Morgan Freeman
This from Arkansas Business' Sam Eifling:
Looking for a Southerner to embody the best of Southern culture — and to garner enough attention to fill $500 seats at a fund-raising gala — the Oxford American found its man in Morgan Freeman, who on April 3 will accept the magazine's inaugural award for Outstanding Contributions to Southern Culture.
"This is a big day for the Oxford American and for Little Rock as well," OA publisher Warwick Sabin said Tuesday, Feb. 2, at the Capital Hotel, which will host the gala and its concomitant receptions.
The announcement was timed to coincide with the release of this year's Oscar nominees. Freeman received his fifth nod for his portrayal of Nelson Mandela in Invictus. He won in 2005 for his supporting role in Million Dollar Baby.

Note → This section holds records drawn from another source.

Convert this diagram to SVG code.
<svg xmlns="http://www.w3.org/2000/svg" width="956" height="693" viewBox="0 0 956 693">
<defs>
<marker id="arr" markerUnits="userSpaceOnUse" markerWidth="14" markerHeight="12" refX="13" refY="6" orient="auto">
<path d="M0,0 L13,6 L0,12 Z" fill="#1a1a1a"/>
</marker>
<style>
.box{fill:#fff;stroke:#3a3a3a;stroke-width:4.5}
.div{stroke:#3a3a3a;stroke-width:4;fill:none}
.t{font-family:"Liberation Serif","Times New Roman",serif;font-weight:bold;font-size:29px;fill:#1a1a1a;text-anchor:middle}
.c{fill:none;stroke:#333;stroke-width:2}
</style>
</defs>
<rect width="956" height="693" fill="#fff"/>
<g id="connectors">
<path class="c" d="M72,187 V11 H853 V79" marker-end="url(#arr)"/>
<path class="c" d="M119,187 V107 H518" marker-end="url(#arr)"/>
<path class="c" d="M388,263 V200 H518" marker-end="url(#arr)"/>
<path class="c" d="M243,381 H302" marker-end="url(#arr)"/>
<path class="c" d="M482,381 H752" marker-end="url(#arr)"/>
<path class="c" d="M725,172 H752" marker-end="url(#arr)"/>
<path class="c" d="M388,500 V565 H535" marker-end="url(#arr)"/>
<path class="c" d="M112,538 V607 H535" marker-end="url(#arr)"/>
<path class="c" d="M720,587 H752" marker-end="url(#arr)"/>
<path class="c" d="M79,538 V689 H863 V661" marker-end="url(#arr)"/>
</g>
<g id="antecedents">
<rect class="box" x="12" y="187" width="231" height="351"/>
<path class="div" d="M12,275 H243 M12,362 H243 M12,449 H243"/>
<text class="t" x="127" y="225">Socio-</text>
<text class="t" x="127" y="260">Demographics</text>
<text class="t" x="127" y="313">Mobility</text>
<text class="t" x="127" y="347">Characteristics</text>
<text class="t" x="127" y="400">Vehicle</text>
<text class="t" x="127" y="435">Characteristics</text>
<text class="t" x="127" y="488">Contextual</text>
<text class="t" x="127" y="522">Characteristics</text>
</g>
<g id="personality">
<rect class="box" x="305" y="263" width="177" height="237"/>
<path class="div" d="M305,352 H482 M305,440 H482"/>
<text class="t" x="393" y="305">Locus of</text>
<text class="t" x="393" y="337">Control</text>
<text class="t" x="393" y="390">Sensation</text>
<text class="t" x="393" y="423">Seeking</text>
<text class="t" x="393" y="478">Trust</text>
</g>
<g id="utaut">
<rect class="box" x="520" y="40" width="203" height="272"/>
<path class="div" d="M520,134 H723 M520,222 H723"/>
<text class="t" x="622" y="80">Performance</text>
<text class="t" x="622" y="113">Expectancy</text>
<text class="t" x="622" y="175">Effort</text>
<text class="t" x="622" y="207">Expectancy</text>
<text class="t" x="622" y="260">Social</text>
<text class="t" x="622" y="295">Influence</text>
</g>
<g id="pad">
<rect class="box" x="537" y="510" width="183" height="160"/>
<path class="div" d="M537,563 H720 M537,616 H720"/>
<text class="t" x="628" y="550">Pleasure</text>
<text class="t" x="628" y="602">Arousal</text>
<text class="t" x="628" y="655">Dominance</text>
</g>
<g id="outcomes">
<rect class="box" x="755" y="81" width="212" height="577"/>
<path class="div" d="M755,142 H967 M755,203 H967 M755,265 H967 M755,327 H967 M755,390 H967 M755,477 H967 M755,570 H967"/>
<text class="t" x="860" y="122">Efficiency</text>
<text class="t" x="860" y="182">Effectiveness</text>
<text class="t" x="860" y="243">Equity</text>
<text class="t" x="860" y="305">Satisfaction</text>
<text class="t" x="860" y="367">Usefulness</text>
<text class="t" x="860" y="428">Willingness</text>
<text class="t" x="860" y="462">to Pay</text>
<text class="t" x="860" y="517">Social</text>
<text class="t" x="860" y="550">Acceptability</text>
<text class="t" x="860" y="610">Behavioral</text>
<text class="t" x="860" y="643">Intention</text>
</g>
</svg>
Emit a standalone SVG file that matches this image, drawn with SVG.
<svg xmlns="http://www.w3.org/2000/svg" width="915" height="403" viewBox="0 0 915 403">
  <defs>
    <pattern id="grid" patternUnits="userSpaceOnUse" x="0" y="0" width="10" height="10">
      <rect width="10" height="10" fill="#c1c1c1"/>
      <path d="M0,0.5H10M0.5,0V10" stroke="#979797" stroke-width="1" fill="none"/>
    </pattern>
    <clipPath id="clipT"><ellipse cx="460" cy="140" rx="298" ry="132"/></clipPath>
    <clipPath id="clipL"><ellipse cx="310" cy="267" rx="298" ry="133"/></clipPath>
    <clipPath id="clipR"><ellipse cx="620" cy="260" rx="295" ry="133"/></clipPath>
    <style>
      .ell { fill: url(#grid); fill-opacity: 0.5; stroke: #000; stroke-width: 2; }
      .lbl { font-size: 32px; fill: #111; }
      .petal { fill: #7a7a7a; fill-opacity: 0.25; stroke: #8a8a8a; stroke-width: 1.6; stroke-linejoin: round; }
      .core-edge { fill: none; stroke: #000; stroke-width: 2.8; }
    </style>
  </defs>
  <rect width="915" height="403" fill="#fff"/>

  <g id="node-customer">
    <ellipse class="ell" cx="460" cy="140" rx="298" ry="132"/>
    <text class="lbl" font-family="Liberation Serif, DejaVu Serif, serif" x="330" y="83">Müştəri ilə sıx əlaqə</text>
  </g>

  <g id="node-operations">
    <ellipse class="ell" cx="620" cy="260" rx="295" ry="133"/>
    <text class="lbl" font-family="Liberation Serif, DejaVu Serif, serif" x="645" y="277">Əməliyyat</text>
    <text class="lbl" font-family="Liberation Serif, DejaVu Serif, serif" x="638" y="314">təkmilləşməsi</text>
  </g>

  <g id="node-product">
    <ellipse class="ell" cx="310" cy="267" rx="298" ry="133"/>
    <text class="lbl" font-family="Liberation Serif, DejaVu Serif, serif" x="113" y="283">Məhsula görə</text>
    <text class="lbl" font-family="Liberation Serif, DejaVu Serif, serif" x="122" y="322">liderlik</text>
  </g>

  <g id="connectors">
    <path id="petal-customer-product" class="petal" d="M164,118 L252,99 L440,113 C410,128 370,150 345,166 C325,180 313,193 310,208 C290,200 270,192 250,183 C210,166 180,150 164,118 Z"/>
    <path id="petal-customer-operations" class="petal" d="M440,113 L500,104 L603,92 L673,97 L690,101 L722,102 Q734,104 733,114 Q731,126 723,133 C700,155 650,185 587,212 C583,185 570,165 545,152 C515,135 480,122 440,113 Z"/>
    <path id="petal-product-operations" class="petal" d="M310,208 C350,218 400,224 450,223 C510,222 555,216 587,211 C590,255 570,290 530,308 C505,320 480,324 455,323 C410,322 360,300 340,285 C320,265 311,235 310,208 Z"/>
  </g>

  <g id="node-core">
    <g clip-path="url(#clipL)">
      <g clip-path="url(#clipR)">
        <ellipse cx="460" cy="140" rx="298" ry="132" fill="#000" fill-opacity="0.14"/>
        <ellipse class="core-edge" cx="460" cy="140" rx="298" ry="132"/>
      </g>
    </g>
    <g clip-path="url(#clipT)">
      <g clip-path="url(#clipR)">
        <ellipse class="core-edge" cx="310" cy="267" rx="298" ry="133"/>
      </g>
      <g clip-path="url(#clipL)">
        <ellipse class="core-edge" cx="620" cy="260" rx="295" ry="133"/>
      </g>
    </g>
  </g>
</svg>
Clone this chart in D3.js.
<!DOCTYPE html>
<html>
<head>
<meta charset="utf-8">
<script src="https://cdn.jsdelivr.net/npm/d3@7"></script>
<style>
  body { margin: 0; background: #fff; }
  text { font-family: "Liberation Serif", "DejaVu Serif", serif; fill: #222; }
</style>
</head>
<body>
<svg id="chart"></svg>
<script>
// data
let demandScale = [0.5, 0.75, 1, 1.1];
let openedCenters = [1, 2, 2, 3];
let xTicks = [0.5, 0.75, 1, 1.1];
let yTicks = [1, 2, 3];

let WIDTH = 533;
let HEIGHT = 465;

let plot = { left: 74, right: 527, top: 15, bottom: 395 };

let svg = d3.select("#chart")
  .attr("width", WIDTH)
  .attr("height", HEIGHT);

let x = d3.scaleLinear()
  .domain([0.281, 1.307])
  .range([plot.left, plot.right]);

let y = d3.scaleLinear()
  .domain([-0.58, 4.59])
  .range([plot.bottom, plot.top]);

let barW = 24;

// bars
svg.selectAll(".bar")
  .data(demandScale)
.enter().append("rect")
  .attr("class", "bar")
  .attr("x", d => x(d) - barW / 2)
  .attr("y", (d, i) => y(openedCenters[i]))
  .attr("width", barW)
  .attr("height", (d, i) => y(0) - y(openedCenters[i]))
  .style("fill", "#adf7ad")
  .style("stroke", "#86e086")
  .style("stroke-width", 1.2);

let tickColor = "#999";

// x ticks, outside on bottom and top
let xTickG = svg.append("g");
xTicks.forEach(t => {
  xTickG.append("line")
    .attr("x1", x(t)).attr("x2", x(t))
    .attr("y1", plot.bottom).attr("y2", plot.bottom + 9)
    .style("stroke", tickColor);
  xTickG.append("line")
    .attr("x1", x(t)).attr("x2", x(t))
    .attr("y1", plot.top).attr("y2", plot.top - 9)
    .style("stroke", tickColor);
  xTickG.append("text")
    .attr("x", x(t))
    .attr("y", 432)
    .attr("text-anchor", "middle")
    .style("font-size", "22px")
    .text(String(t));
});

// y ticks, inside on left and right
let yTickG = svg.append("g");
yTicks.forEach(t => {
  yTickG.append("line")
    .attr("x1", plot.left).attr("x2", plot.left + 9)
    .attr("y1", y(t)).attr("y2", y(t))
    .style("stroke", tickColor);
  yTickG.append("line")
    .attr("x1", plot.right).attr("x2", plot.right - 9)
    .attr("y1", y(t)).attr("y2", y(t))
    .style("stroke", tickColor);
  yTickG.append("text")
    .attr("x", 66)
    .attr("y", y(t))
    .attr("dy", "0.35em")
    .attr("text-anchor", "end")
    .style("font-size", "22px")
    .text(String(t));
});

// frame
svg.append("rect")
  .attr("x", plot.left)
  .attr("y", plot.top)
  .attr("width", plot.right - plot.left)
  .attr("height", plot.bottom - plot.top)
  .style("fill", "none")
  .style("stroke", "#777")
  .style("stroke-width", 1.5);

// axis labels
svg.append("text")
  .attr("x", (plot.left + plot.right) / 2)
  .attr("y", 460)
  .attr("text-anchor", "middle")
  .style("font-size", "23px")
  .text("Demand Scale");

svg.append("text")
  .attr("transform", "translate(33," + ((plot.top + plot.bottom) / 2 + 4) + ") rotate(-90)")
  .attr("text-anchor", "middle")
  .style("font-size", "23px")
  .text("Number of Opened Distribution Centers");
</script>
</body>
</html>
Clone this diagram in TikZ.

Sabin, though, pointed to Freeman's ongoing presence in his home state of Mississippi as a larger factor in his selection. Freeman owns the Ground Zero Blues Club and the restaurant Madidi in Clarksdale, Miss., and in 2008, 11 years after he first offered, he financed the first integrated prom in his hometown Charleston, Miss.
With 200 seats available, Sabin said, the event could raise some 20 percent of the non-profit OA's annual operating budget, if successful.
He also announced that the magazine's Lifetime Achievement Award in Southern Literature, given just once previously, to Donald Harington in 2006, will, like the culture award, become an annual rite. The literature award will also be presented at the gala, and will carry with it a $10,000 cash prize, "which will make it one of the most prestigious literary awards in the nation," Sabin said.